Problem description =>
Scan each line of the records for the word "this" and extract the ones that have it.
--- begin ---
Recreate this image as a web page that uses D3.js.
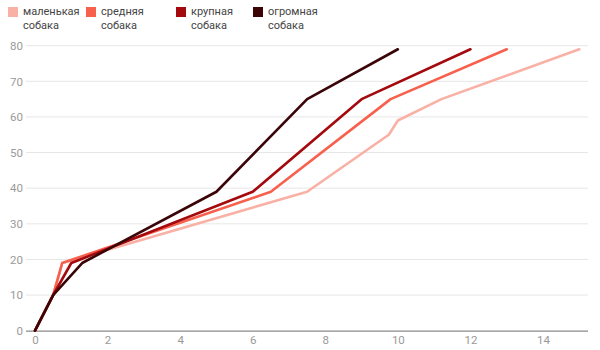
<!DOCTYPE html>
<html><head><meta charset="utf-8">
<script src="https://cdn.jsdelivr.net/npm/d3@7"></script>
<style>body{margin:0;background:#fff;}svg{display:block;font-family:Roboto,Arial,sans-serif;}</style>
</head><body><svg id="c" width="600" height="350"></svg>
<script>
const seriesNames = ["маленькая собака", "средняя собака", "крупная собака", "огромная собака"];
const seriesColors = ["#f9b1a6", "#f8604e", "#a3090d", "#3b0508"];
const smallX = [0, 0.5, 0.75, 7.5, 9.75, 10, 11.2, 15];
const smallY = [0, 10, 19, 39, 55, 59, 65, 79];
const mediumX = [0, 0.5, 0.75, 6.5, 9.8, 13];
const mediumY = [0, 10, 19, 39, 65, 79];
const largeX = [0, 0.5, 1, 6, 9, 12];
const largeY = [0, 10, 19, 39, 65, 79];
const hugeX = [0, 0.5, 1.3, 5, 7.5, 10];
const hugeY = [0, 10, 19, 39, 65, 79];
const xTicks = [0, 2, 4, 6, 8, 10, 12, 14];
const yTicks = [0, 10, 20, 30, 40, 50, 60, 70, 80];

const series = [[smallX, smallY], [mediumX, mediumY], [largeX, largeY], [hugeX, hugeY]]
  .map((s, i) => ({name: seriesNames[i], color: seriesColors[i], pts: s[0].map((x, j) => [x, s[1][j]])}));

const svg = d3.select("#c");
const x = d3.scaleLinear().domain([0, 15.24]).range([35, 588]);
const y = d3.scaleLinear().domain([0, 80]).range([330.7, 45.7]);

// gridlines
svg.append("g").selectAll("line").data(yTicks.filter(d => d > 0)).join("line")
  .attr("x1", 26).attr("x2", 588).attr("y1", d => y(d)).attr("y2", d => y(d))
  .attr("stroke", "#e6e6e6").attr("stroke-width", 1);

// y labels
const ya = svg.append("g").attr("transform", "translate(26,0)")
  .call(d3.axisLeft(y).tickValues(yTicks).tickSize(0).tickPadding(3));
ya.select(".domain").remove();
ya.selectAll("text").attr("fill", "#9a9a9a").style("font-size", "11.5px").style("font-family", "Roboto, Arial, sans-serif");

// x axis
const xa = svg.append("g").attr("transform", `translate(0,${y(0)})`)
  .call(d3.axisBottom(x).tickValues(xTicks).tickSize(0).tickPadding(5));
xa.select(".domain").attr("stroke", "#8a8a8a").attr("stroke-width", 1.3).attr("d", `M26,0.5H588`);
xa.selectAll("text").attr("fill", "#9a9a9a").style("font-size", "11.5px").style("font-family", "Roboto, Arial, sans-serif");

const line = d3.line().x(d => x(d[0])).y(d => y(d[1]));
svg.append("g").selectAll("path").data(series).join("path")
  .attr("d", d => line(d.pts)).attr("fill", "none")
  .attr("stroke", d => d.color).attr("stroke-width", 2.6)
  .attr("stroke-linejoin", "round").attr("stroke-linecap", "round");

// legend
const legX = [8, 86, 176, 253];
const leg = svg.append("g").selectAll("g").data(series).join("g")
  .attr("transform", (d, i) => `translate(${legX[i]},0)`);
leg.append("rect").attr("x", 0).attr("y", 7).attr("width", 10).attr("height", 10).attr("fill", d => d.color);
leg.append("text").attr("x", 15).attr("y", 15).attr("fill", "#444").style("font-size", "11px")
  .style("font-family", "Roboto, Arial, sans-serif")
  .selectAll("tspan").data(d => d.name.split(" ")).join("tspan")
  .attr("x", 15).attr("dy", (d, i) => i === 0 ? 0 : 13.5).text(d => d);
</script></body></html>
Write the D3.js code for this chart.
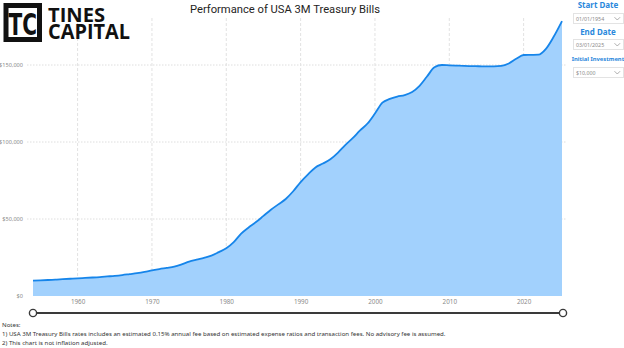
--- end ---
Solution to the problem =>
Recreate this image as a web page that uses D3.js.
Write the D3.js code for this chart.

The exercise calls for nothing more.